=== INFORMATION PROVIDED ===

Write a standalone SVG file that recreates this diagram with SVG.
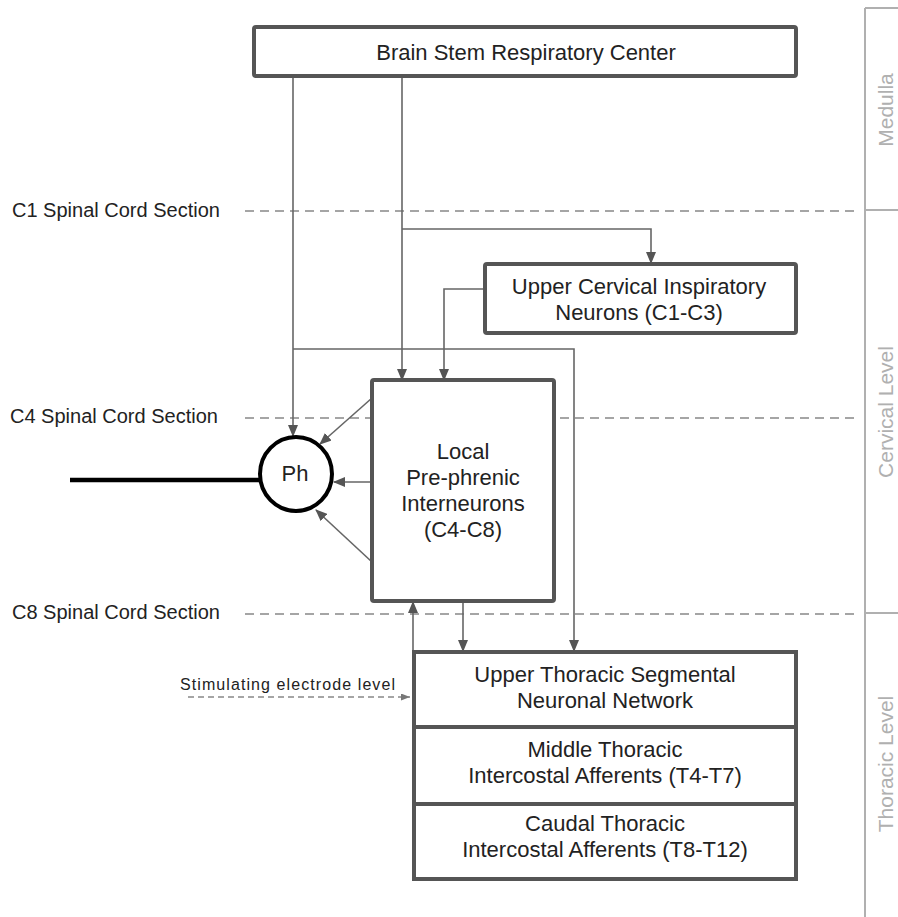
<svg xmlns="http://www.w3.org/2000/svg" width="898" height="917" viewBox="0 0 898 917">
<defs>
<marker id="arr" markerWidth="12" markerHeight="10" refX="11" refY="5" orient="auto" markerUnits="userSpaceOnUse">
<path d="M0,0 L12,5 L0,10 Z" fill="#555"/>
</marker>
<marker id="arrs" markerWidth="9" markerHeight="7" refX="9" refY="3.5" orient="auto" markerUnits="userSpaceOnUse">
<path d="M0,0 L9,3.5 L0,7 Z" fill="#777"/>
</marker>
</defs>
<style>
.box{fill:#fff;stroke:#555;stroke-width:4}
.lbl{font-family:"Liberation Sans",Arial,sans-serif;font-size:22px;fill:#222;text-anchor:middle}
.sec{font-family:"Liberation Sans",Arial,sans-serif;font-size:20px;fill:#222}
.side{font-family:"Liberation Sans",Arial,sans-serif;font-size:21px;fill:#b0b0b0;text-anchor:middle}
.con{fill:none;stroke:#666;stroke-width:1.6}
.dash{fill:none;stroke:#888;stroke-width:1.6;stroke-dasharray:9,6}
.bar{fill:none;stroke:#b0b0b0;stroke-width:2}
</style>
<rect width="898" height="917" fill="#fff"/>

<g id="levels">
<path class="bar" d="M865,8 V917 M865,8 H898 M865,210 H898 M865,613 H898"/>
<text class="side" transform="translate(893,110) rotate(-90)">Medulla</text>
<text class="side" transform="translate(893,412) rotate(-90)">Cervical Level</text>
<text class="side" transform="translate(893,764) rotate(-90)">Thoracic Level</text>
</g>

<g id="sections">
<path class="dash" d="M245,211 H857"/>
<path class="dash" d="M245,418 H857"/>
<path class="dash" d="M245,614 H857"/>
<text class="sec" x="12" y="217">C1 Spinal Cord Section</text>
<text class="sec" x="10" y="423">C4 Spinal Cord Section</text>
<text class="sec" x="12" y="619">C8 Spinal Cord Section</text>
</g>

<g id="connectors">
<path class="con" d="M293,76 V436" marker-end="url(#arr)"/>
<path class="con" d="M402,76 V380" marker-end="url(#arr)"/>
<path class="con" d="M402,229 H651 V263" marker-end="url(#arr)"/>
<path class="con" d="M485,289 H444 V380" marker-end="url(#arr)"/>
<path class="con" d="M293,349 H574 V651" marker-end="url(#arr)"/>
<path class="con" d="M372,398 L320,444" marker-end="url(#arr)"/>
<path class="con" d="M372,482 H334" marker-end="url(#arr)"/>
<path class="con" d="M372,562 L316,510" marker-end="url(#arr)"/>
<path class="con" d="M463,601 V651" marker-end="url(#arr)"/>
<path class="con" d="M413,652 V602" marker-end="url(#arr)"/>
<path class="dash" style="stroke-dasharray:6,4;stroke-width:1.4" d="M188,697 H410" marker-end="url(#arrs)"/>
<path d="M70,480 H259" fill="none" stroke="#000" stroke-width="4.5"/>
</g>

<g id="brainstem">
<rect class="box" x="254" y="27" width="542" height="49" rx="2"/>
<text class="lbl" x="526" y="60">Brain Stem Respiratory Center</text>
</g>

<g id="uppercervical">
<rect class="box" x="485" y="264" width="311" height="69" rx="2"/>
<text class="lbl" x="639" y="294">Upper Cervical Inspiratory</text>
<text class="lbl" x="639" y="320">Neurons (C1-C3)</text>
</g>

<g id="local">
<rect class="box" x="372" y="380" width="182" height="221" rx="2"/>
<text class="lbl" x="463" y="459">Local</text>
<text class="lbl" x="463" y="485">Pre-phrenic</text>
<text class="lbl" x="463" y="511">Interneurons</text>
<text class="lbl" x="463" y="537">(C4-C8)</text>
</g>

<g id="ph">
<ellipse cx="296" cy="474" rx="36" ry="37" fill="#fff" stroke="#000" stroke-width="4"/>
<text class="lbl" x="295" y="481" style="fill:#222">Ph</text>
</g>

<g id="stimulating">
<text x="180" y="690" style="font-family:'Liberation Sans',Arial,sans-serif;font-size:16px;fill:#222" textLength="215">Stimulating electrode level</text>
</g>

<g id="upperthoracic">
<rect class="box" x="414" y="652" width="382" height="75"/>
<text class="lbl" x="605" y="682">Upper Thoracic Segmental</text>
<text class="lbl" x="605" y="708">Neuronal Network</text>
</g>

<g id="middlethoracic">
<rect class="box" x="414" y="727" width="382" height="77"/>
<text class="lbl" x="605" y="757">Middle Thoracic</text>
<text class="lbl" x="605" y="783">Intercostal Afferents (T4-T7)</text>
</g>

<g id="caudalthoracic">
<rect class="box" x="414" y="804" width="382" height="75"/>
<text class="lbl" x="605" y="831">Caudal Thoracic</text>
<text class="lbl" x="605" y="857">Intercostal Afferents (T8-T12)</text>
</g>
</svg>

===
=== INFORMATION PROVIDED ===

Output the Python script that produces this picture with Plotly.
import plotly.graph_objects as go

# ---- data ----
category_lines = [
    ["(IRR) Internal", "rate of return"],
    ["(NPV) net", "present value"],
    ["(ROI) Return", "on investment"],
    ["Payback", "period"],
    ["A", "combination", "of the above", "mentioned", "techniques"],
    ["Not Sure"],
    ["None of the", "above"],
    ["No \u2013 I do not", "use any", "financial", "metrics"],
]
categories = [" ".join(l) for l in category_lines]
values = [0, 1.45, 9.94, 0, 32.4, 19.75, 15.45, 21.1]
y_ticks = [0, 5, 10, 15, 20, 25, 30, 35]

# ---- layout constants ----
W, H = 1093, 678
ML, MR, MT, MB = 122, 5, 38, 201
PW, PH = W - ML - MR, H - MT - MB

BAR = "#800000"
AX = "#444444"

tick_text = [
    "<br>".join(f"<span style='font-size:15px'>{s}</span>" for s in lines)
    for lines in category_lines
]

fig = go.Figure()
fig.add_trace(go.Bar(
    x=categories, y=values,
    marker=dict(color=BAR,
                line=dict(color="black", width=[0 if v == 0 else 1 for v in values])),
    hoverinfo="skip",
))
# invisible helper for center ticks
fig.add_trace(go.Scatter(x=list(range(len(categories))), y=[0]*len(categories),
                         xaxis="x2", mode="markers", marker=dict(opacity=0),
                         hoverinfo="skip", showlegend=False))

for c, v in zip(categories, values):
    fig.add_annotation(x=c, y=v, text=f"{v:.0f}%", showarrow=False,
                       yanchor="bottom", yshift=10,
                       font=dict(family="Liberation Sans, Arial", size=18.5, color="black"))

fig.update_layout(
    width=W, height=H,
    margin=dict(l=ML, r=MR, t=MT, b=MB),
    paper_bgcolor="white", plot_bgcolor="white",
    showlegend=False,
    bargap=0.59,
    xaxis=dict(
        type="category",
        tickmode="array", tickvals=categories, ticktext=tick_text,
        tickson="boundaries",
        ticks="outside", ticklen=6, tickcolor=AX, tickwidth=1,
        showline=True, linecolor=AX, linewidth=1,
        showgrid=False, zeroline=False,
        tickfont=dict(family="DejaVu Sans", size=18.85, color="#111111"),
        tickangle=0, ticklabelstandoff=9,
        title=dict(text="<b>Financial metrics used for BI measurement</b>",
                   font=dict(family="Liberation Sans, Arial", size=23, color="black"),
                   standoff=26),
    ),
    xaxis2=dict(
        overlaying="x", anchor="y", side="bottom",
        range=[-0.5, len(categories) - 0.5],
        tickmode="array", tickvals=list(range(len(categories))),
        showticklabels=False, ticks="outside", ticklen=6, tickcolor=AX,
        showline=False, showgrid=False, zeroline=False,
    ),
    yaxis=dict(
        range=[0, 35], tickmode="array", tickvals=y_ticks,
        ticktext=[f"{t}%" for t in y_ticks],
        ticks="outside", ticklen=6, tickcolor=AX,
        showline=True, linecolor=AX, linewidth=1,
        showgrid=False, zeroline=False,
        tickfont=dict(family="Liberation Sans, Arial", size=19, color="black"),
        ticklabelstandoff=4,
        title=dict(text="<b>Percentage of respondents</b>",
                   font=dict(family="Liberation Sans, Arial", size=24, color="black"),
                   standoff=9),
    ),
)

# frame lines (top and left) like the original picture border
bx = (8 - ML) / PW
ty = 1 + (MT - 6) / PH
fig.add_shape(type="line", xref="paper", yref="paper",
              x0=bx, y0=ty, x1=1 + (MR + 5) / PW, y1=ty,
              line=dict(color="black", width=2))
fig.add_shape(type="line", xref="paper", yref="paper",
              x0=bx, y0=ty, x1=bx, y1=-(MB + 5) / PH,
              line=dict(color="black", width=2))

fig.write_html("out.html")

===

*WHAT IS NEEDED*.
Your answer should be a single number: how many lines of the material contain the word "picture".

*WRITTEN SOLUTION*.
2